Now let’s create a very simple flow that takes a web request from IFTTT, and triggers our new subflow.

In the http endpoint node, we give it a name and a request type:

http node settings

http node settings

IFTTT

Make a new applet, using the Alexa Timer as the trigger. Then we want IFTTT to make a web request to Node-Red. For the URL, use the endpoint we created above.

IFTTT Settings

IFTTT Settings

Save the applet and test it out, if everything triggers successfully the lights will now blink in whatever room you find yourself in when the timer concludes.

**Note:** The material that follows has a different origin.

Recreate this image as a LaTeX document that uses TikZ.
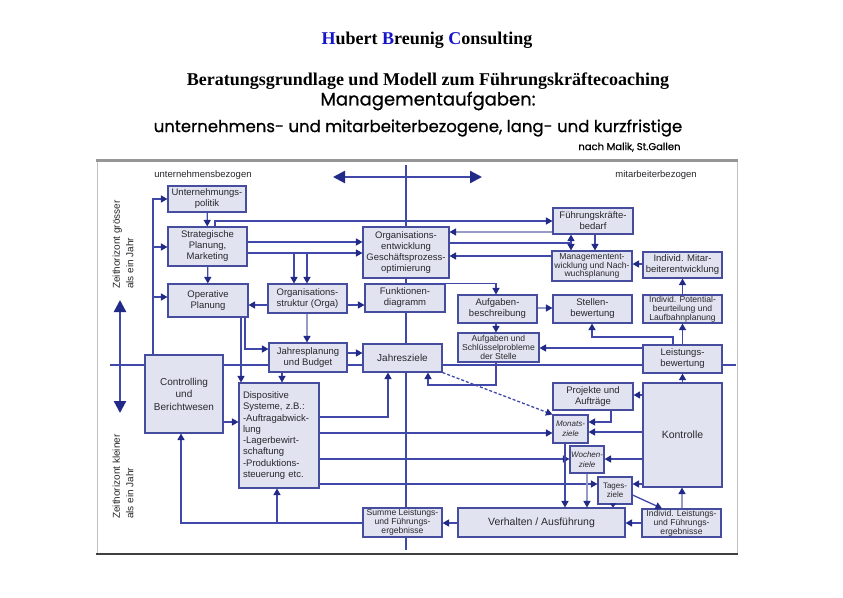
\documentclass[tikz,border=0pt]{standalone}
\usepackage{fontspec}
\setmainfont{Liberation Serif}
\newfontfamily\dsf{Liberation Sans}
\newfontfamily\geo{Poppins}[FakeBold=0.7]
\usetikzlibrary{arrows.meta,shadows}
\definecolor{boxfill}{RGB}{226,227,240}
\definecolor{boxedge}{RGB}{70,76,158}
\definecolor{linec}{RGB}{64,72,170}
\definecolor{lightc}{RGB}{150,155,200}
\definecolor{arrowc}{RGB}{34,42,135}
\definecolor{txtc}{RGB}{40,40,45}
\definecolor{hbc}{RGB}{20,20,200}
\definecolor{framec}{RGB}{150,150,150}
\newcommand\bx[6][]{\node[box,#1,minimum width={#4-#2},minimum height={#5-#3}] (#6) at ({(#2+#4)/2},{(#3+#5)/2})}
\tikzset{
 box/.style={draw=boxedge, line width=1.1pt, fill=boxfill, inner sep=0pt, align=center,
   font=\dsf\fontsize{9.5}{11}\selectfont, text=txtc,
   drop shadow={shadow xshift=1.3pt, shadow yshift=-1.3pt, fill=boxedge!55, opacity=1}},
 ln/.style={draw=linec, line width=1.3pt, -{Triangle[length=6.5pt,width=7pt,color=arrowc]}},
 lnl/.style={ln, draw=lightc},
 plain/.style={draw=linec, line width=1.3pt},
 axisline/.style={draw=linec, line width=2.4pt},
 bigarrow/.style={axisline, {Triangle[length=12pt,width=12pt,color=arrowc]}-{Triangle[length=12pt,width=12pt,color=arrowc]}},
 lbl/.style={font=\dsf\fontsize{9.5}{11}\selectfont, text=txtc},
 vlbl/.style={rotate=90, anchor=west, align=left, inner sep=0pt, font=\dsf\fontsize{10}{13.5}\selectfont, text=txtc},
 small/.style={font=\dsf\itshape\fontsize{8}{9.5}\selectfont},
 tight/.style={font=\dsf\fontsize{8.6}{8.9}\selectfont},
}
\begin{document}
\begin{tikzpicture}[x=1pt,y=-1pt,font=\dsf]
\fill[white] (0,0) rectangle (843,597);
\useasboundingbox (0,0) rectangle (843,597);

% header
\node[font=\rmfamily\bfseries\fontsize{18}{21}\selectfont] (h1) at (427,40)
  {\textcolor{hbc}{H}ubert \textcolor{hbc}{B}reunig \textcolor{hbc}{C}onsulting};
\node[font=\rmfamily\bfseries\fontsize{18}{21}\selectfont] (h2) at (428,81)
  {Beratungsgrundlage und Modell zum Führungskräftecoaching};
\node[font=\geo\fontsize{18}{21}\selectfont] (h3) at (428,101) {Managementaufgaben:};
\node[font=\geo\fontsize{16.5}{19}\selectfont] (h4) at (418,128)
  {unternehmens- und mitarbeiterbezogene, lang- und kurzfristige};
\node[font=\geo\fontsize{10}{11}\selectfont, anchor=east] (h5) at (684,147) {nach Malik, St.Gallen};

% frame
\draw[framec!60, line width=0.8pt] (97,160) rectangle (737,553);
\draw[framec, line width=3pt] (96,160) -- (738,160);
\draw[black!75, line width=2pt] (96,553.5) -- (738,553.5);

% labels
\node[lbl] (lu) at (203,175) {unternehmensbezogen};
\node[lbl] (lm) at (656,175) {mitarbeiterbezogen};
\node[vlbl] (zg) at (123,289) {Zeithorizont grösser\\als ein Jahr};
\node[vlbl] (zk) at (123,519) {Zeithorizont kleiner\\als ein Jahr};

% axes
\draw[axisline] (110,365) -- (736,365);
\draw[axisline] (406,165) -- (406,550);
\draw[bigarrow] (333,177) -- (482,177);
\draw[bigarrow] (120,300) -- (120,413);

% boxes
\bx{168}{186}{246}{212}{UP} {Unternehmungs-\\politik};
\bx{168}{227}{247}{266}{SP} {Strategische\\Planung,\\Marketing};
\bx{168}{284}{248}{317}{OP} {Operative\\Planung};
\bx{268}{284}{347}{313}{ORG} {Organisations-\\struktur (Orga)};
\bx{363}{227}{449}{278}{OE} {Organisations-\\entwicklung\\Geschäftsprozess-\\optimierung};
\bx{365}{284}{445}{312}{FD} {Funktionen-\\diagramm};
\bx{458}{295}{537}{323}{AB} {Aufgaben-\\beschreibung};
\bx[tight]{458}{333}{539}{362}{ASP} {Aufgaben und\\Schlüsselprobleme\\der Stelle};
\bx{553}{208}{633}{234}{FKB} {Führungskräfte-\\bedarf};
\bx[tight]{552}{251}{632}{281}{ME} {Managementent-\\wicklung und Nach-\\wuchsplanung};
\bx{643}{252}{722}{278}{IME} {Individ. Mitar-\\beiterentwicklung};
\bx{553}{295}{632}{323}{SB} {Stellen-\\bewertung};
\bx[tight]{643}{295}{722}{323}{IPL} {Individ. Potential-\\beurteilung und\\Laufbahnplanung};
\bx{643}{345}{722}{373}{LB} {Leistungs-\\bewertung};
\bx{269}{343}{347}{372}{JP} {Jahresplanung\\und Budget};
\bx[font=\dsf\fontsize{10}{12.5}\selectfont]{363}{344}{442}{372}{JZ} {Jahresziele};
\bx[font=\dsf\fontsize{10}{12.5}\selectfont]{145}{355}{223}{433}{CB} {Controlling\\und\\Berichtwesen};
\bx[align=left,text width=72pt,font=\dsf\fontsize{9.5}{11.3}\selectfont]{239}{383}{319}{488}{DS} {Dispositive\\Systeme, z.B.:\\-Auftragabwick-\\lung\\-Lagerbewirt-\\schaftung\\-Produktions-\\steuerung etc.};
\bx[tight]{363}{508}{442}{537}{SUM} {Summe Leistungs-\\und Führungs-\\ergebnisse};
\bx[font=\dsf\fontsize{10.5}{12}\selectfont]{458}{508}{625}{537}{VA} {Verhalten / Ausführung};
\bx{553}{383}{633}{410}{PA} {Projekte und\\Aufträge};
\bx[small]{553}{415}{588}{443}{MZ} {Monats-\\ziele};
\bx[small]{570}{446}{604}{473}{WZ} {Wochen-\\ziele};
\bx[font=\dsf\fontsize{8}{9.5}\selectfont]{598}{477}{632}{504}{TZ} {Tages-\\ziele};
\bx[font=\dsf\fontsize{10.5}{12}\selectfont]{643}{383}{722}{487}{KO} {Kontrolle};
\bx[tight]{642}{509}{721}{537}{ILF} {Individ. Leistungs-\\und Führungs-\\ergebnisse};

% connectors
\coordinate (t1) at (153,247);
\coordinate (t2) at (153,297);
\draw[ln] (CB.north -| t1) |- (UP.west |- 0,199);
\draw[ln] (t1) -- (SP.west |- t1);
\draw[ln] (t2) -- (OP.west |- t2);
\draw[ln] (UP) -- (SP);
\draw[ln] (SP) -- (OP);
\draw[ln] (SP.north -| 215,0) |- (FKB.west |- 0,221);
\draw[ln] (SP.east |- 0,242) -- (OE.west |- 0,242);
\draw[ln] (SP.east |- 0,253) -- (OE.west |- 0,253);
\coordinate (o1) at (294,253);
\coordinate (o2) at (307,253);
\draw[ln] (o1) -- (ORG.north -| o1);
\draw[ln] (o2) -- (ORG.north -| o2);
\draw[ln] (ORG.west |- 0,305) -- (OP.east |- 0,305);
\draw[ln] (ORG.east |- 0,305) -- (FD.west |- 0,305);
\draw[lnl] (ORG.south -| o2) -- (JP.north -| o2);
\draw[ln] (OP.south -| 245,0) |- (JP.west |- 0,349);
\draw[ln] (OP.south -| 241,0) -- (DS.north -| 241,0);
\draw[ln] (JP.east |- 0,353) -- (JZ.west |- 0,353);
\draw[ln] (JP.south -| 282,0) -- (DS.north -| 282,0);
\draw[ln] (CB.east |- 0,422) -- (DS.west |- 0,422);
\coordinate (s1) at (277,523);
\draw[ln] (SUM.west |- s1) -| (CB.south -| 181,0);
\draw[ln] (s1) -- (DS.south -| s1);
\draw[ln] (DS.east |- 0,417) -| (JZ.south -| 388,0);
\draw[ln] (DS.east |- 0,433) -- (MZ.west |- 0,433);
\draw[ln] (DS.east |- 0,459) -- (WZ.west |- 0,459);
\draw[ln] (DS.east |- 0,484) -- (TZ.west |- 0,484);
\draw[ln] (ASP.south -| 496,0) -- (496,385) -| (JZ.south -| 428,0);
\draw[ln, dash pattern=on 3pt off 2pt] (JZ.south east) -- (MZ.north west);
\draw[ln] (FD.north) -| (AB.north -| 496,0);
\draw[lnl] (AB.east |- 0,308) -- (SB.west |- 0,308);
\draw[ln] (AB.south -| 496,0) -- (ASP.north -| 496,0);
\draw[lnl] (FKB.west |- 0,232) -- (OE.east |- 0,232);
\coordinate (d1) at (571,243);
\draw[plain] (OE.east |- d1) -- (d1);
\draw[ln] (d1) -- (FKB.south -| d1);
\draw[ln] (d1) -- (ME.north -| d1);
\draw[ln] (ME.west |- 0,256) -- (OE.east |- 0,256);
\draw[ln] (FKB.south -| 595,0) -- (ME.north -| 595,0);
\draw[ln] (IME.west |- 0,264) -- (ME.east |- 0,264);
\draw[ln] (IPL) -- (IME);
\draw[ln] (LB) -- (IPL);
\draw[ln] (LB.north -| 673,0) -- (673,337) -| (SB.south -| 592,0);
\draw[ln] (LB.west |- 0,348) -- (ASP.east |- 0,348);
\draw[ln] (KO) -- (LB);
\draw[ln] (KO.west |- 0,395) -- (PA.east |- 0,395);
\draw[ln] (PA.south -| 611,0) |- (MZ.east |- 0,422);
\draw[ln] (KO.west |- 0,432) -- (MZ.east |- 0,432);
\draw[ln] (KO.west |- 0,459) -- (WZ.east |- 0,459);
\draw[ln] (KO.west |- 0,484) -- (TZ.east |- 0,484);
\draw[lnl] (ILF.north -| 682,0) -- (KO.south -| 682,0);
\draw[ln] (TZ.east |- 0,495) -- (ILF.north -| 662,0);
\draw[ln] (ILF.west |- 0,523) -- (VA.east |- 0,523);
\draw[ln] (VA.west |- 0,523) -- (SUM.east |- 0,523);
\draw[ln] (MZ.south -| 565,0) -- (VA.north -| 565,0);
\draw[lnl] (WZ.south -| 587,0) -- (VA.north -| 587,0);
\draw[draw=linec, line width=1.3pt, -{Triangle[length=4pt,width=6pt,color=arrowc]}] (TZ.south -| 613,0) -- (VA.north -| 613,0);
\end{tikzpicture}
\end{document}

4 Replies to “Location Aware Notification Lights with Node-Red and IFTTT”

  1. Vu Nguyen says:

    what if you have multiple people in the house and the motion detectors detect motion everywhere 🙂 how would you know which one was you? I certainly don’t want other room lights flashing for other people in there… I’ve been curious about a best way to do this but haven’t found any.

  2. Alan says:

    If you’re pointing right to port 1880 it seems like you must have this exposed publicly with no authentication. Have I missed something regarding security with node red?

    • brad says:

      You haven’t, I could not figure out how to get IFTTT to authenticate over HTTP, it seems it is not possible. If anyone has gotten this working with a user/pass on the HTTP endpoint, please comment!

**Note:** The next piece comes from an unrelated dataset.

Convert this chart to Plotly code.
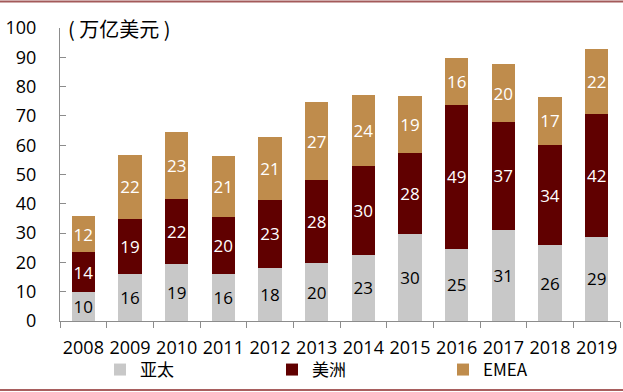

      The password for the Node-Red application itself is separate from the authentication used for the HTTP node. So I have disabled the auth for HTTP endpoints. I use a less obvious endpoint name (random string) and have a firewall rule on my router to only allow WAN requests to 1880 from the IFTTT servers.

      So I would definitely recommend firewalling it, but worst case all someone would have access to is the endpoint.